Git Mirroring, from SourceForge to GitHub

Mirroring git repositories is quite easy, provided that you know how. The problem is that nobody has given a comprehensive overview, and most “solutions” that I found on the Internet are half baked ones.

Or, put it in another way, git is so flexible that there are many ways to mirror repositories. The question is, is the solution you are using the most appropriate for your situation?

My situation is, I have a central git repository hosted on SourceForge, which I connect to from all sorts of different places. Now I want to mirror the repository to GitHub. I’ll list all the solutions that I found on the Internet before giving out the solution for my case. Reading through all of them will help you understand why I say it is important to pick a solution that is most appropriate for your situation.



The “solutions”

The perfect match

There has actually already a write-up out there that perfectly matches what I was looking for:

Mirroring SourceForge Git repositories to GitHub

http://cweiske.de/tagebuch/mirror-sourceforge-git-github.htm

However, there are many burning hoops you need to jump through in order to do that:

  • you have to create a bare repository that mirrors the main repository
  • you have to prepare a mirror script and
  • run the mirror script in your cron job
  • most critically, you have to have a third *nix server (server-in-the-middle) to do the mirroring, and
  • the server-in-the-middle needs to be equipped with a passwordless SSH key

The good part is that you don’t need to dig into knowing the git hooks in order to do the mirroring. However, that’s too much requirements and too complicated for me. Nonetheless, if the requirements suit you well, then you can simply go for it.

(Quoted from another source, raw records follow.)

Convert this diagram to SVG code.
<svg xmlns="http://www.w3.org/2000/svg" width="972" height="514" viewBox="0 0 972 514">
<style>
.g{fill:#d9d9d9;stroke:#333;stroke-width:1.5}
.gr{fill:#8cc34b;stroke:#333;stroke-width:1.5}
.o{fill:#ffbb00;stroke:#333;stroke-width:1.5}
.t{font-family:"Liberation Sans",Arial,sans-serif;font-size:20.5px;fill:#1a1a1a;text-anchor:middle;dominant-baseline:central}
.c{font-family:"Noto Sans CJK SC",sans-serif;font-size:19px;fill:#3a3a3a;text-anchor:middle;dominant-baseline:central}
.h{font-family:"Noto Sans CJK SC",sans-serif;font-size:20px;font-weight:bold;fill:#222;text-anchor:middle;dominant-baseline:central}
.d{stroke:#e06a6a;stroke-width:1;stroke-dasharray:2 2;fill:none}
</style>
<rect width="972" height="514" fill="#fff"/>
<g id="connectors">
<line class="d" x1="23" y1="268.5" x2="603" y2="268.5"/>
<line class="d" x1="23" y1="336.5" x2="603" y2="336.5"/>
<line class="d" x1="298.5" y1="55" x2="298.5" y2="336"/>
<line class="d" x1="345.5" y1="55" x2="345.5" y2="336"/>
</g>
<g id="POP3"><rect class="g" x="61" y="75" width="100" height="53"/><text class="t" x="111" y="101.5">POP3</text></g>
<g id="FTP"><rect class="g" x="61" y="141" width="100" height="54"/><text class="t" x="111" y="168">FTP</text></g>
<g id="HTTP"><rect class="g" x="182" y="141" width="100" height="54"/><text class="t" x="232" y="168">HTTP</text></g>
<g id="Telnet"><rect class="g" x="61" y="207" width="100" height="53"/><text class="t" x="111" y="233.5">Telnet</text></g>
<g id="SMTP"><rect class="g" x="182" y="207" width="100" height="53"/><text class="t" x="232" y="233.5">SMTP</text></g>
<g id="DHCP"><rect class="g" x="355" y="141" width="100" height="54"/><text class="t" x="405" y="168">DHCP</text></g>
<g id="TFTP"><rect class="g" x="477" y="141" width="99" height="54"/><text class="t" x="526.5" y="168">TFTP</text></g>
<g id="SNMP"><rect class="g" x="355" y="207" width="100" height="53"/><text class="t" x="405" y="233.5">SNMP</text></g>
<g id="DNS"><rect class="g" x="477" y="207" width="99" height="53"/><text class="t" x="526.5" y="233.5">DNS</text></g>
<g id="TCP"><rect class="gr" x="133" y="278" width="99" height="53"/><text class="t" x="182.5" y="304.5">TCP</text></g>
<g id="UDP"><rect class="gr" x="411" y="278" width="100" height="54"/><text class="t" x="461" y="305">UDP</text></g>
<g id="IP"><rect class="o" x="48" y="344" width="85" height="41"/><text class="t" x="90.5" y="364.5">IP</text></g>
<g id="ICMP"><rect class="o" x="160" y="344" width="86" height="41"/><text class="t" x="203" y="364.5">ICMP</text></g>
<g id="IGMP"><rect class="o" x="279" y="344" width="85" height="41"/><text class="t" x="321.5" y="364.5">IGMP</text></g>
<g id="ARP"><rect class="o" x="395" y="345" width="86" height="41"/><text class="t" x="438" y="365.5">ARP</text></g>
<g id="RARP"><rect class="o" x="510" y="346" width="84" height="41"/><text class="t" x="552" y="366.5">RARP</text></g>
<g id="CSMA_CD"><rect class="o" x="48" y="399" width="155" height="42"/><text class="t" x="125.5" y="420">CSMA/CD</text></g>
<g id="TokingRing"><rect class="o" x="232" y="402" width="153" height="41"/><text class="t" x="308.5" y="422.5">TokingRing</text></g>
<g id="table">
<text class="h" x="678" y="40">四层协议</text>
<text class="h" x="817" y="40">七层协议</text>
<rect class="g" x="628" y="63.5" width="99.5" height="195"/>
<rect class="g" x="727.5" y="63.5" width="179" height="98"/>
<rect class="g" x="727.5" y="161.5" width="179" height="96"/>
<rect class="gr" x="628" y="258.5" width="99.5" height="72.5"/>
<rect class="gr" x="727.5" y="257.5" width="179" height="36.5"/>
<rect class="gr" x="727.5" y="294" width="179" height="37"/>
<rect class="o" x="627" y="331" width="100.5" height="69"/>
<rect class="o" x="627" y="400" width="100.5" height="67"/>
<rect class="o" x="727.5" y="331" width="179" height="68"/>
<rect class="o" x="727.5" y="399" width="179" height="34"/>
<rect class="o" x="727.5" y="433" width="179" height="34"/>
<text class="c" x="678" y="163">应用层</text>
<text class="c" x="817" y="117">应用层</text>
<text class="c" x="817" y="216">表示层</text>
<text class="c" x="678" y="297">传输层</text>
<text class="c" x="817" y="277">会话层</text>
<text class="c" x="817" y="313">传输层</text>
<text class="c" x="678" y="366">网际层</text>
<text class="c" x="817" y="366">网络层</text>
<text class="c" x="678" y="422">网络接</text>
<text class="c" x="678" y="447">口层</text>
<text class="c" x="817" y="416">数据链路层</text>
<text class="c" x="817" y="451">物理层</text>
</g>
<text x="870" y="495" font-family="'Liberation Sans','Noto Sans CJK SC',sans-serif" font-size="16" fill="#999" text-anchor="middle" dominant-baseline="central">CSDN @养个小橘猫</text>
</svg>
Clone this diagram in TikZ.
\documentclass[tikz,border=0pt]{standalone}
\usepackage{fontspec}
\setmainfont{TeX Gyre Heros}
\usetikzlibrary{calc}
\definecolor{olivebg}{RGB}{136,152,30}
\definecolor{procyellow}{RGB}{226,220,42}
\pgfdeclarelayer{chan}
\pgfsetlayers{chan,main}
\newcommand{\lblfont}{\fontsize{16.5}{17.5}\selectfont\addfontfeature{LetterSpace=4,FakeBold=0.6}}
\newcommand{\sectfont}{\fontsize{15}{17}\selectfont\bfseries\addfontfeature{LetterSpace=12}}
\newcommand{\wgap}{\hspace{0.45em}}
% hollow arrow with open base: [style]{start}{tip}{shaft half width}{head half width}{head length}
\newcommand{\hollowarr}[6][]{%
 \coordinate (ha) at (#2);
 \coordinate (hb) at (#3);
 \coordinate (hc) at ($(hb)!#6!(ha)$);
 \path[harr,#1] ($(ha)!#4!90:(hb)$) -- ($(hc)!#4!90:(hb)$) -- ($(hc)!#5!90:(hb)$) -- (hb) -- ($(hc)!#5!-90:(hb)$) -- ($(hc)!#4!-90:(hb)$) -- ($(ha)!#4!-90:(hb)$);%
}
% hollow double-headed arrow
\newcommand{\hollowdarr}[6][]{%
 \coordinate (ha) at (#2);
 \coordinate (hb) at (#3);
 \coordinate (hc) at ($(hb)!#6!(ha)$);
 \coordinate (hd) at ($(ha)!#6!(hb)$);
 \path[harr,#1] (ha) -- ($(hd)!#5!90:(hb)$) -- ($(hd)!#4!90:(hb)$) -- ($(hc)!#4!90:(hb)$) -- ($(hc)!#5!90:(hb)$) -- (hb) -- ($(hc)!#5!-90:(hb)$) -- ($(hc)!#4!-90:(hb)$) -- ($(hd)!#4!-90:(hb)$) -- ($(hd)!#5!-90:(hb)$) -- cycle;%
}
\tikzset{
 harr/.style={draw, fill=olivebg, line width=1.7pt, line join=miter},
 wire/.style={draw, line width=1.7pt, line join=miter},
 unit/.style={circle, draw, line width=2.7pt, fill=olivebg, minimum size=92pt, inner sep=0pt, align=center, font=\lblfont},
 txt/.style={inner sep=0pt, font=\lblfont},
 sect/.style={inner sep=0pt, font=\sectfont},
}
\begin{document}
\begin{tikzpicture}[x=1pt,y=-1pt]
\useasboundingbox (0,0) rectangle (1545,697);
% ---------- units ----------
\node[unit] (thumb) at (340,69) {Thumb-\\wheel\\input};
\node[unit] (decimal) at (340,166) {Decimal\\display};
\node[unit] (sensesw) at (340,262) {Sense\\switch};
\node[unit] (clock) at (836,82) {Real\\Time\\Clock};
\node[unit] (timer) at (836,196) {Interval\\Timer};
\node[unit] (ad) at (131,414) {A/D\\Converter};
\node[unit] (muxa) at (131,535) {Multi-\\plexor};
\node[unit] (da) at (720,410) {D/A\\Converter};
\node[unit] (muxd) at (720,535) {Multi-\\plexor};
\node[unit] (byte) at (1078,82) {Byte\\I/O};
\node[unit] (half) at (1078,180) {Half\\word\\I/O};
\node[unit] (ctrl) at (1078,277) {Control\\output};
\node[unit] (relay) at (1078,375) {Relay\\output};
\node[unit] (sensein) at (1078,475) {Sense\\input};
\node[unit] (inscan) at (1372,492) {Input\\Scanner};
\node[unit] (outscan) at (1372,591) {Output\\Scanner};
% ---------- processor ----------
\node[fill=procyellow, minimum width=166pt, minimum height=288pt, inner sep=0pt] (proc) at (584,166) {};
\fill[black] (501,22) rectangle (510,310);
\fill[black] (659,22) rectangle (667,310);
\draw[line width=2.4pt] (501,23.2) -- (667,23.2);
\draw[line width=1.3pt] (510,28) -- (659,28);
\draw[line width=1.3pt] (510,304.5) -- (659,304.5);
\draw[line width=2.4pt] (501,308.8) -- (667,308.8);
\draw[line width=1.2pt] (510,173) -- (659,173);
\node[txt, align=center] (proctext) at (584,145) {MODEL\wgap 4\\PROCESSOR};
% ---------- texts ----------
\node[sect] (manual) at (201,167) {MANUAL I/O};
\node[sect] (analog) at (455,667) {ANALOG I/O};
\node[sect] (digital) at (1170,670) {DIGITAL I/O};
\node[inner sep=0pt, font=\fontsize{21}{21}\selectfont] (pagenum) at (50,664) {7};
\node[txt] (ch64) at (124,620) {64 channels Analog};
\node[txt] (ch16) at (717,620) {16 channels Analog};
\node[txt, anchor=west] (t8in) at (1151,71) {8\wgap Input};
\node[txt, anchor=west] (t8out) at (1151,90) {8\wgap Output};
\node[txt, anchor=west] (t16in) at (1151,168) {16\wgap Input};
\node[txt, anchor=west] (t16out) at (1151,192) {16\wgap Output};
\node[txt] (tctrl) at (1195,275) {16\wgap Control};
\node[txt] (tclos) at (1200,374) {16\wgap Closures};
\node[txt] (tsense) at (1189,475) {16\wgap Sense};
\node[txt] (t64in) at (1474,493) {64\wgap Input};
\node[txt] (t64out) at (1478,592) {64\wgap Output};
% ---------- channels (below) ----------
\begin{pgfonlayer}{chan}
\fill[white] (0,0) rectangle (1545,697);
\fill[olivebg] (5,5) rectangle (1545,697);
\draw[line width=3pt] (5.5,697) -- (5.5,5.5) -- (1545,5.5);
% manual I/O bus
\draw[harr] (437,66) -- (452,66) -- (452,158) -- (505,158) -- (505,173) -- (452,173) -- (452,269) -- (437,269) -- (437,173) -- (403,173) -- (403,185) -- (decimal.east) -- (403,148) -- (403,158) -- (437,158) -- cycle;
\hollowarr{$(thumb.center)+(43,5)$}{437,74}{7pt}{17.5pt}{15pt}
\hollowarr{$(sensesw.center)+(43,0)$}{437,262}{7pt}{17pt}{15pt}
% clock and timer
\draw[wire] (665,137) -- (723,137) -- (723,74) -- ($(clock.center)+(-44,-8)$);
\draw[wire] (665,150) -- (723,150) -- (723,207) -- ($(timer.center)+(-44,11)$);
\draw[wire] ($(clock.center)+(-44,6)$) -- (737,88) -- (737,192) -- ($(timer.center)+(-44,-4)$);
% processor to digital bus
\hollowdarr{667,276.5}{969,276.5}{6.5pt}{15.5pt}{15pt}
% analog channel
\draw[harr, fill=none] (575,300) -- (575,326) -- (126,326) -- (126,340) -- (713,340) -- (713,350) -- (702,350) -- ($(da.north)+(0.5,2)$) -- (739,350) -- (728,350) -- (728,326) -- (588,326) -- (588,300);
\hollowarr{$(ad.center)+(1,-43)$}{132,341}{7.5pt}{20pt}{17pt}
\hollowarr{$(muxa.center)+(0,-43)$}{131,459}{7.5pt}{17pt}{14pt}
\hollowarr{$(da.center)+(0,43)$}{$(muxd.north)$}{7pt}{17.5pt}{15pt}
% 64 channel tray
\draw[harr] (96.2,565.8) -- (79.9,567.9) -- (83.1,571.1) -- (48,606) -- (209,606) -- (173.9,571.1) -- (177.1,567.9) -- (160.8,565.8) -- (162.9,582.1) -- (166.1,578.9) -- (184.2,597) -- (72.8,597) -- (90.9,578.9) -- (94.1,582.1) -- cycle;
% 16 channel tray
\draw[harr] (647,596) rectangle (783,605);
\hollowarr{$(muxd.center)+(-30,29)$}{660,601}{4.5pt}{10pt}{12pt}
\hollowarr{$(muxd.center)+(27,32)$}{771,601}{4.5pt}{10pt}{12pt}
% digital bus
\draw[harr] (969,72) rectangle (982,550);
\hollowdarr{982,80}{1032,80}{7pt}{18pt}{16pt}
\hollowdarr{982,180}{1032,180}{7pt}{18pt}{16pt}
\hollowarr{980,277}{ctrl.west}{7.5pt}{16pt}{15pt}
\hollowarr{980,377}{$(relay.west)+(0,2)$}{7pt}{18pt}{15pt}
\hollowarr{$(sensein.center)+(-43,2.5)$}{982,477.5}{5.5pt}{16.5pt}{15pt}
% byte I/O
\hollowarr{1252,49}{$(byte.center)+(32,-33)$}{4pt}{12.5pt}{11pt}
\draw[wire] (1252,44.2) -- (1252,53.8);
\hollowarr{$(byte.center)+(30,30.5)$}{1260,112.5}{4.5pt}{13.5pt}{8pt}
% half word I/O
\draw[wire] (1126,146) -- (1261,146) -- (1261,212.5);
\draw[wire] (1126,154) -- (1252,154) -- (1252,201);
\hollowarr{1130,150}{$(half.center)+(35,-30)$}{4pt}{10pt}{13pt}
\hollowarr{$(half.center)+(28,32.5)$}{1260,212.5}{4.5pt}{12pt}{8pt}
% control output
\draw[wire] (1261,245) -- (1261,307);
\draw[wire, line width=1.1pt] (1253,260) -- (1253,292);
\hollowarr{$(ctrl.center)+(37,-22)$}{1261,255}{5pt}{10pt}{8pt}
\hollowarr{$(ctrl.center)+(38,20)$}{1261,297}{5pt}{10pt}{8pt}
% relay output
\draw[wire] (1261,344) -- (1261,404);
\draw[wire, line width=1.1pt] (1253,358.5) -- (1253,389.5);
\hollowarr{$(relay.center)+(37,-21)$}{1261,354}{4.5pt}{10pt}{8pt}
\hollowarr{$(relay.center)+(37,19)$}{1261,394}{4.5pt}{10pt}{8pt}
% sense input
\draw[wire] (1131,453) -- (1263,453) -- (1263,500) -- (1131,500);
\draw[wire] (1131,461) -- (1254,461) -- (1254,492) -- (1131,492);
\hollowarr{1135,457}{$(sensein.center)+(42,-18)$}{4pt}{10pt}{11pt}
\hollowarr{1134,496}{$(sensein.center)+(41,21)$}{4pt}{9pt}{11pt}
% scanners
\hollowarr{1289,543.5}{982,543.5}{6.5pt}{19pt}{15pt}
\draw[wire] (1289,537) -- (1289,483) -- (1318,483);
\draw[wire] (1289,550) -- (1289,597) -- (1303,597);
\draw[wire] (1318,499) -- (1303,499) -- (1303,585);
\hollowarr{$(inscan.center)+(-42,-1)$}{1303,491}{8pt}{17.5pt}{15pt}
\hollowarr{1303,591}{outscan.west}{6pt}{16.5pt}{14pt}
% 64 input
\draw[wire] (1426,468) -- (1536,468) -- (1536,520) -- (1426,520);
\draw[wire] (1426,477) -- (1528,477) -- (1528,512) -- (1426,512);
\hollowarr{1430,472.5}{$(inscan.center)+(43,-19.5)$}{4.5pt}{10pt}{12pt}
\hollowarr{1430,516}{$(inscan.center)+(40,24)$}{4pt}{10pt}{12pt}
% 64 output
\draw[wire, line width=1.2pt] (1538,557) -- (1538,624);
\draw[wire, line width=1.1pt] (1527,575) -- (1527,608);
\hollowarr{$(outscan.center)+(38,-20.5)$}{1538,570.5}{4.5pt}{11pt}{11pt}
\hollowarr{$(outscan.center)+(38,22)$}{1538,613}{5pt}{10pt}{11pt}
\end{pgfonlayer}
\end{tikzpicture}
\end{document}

Digging deeper, the git hooks

If you have the knowledge of git hooks, or don’t minding digging into its details, then this is the answer.

Automatically mirror a git repository

I wrote a post-commit hook for just this purpose. The hook itself is simple; just add a file named post-commit to your .git/hooks/ directory with the following contents:

git push my_remote

The post-commit file should be executable. Also make sure that you add a suitable remote repository with the name my_remote for this this hook to work.

I also made a symlink named post-merge that points to post-commit. This is optional. If you do this you’ll auto-sync after merges as well.

UPDATE: If you want to ensure that your server, and your mirror do not get out of sync, and ensure that all branches are also backed up, your post-commit hook can use:

git push my_remote -f --mirror

http://stackoverflow.com/questions/3583061/automatically-mirror-a-git-repository
— answered Aug 27 ’10 by Manoj Govindan

I skipped this solution for two main reasons.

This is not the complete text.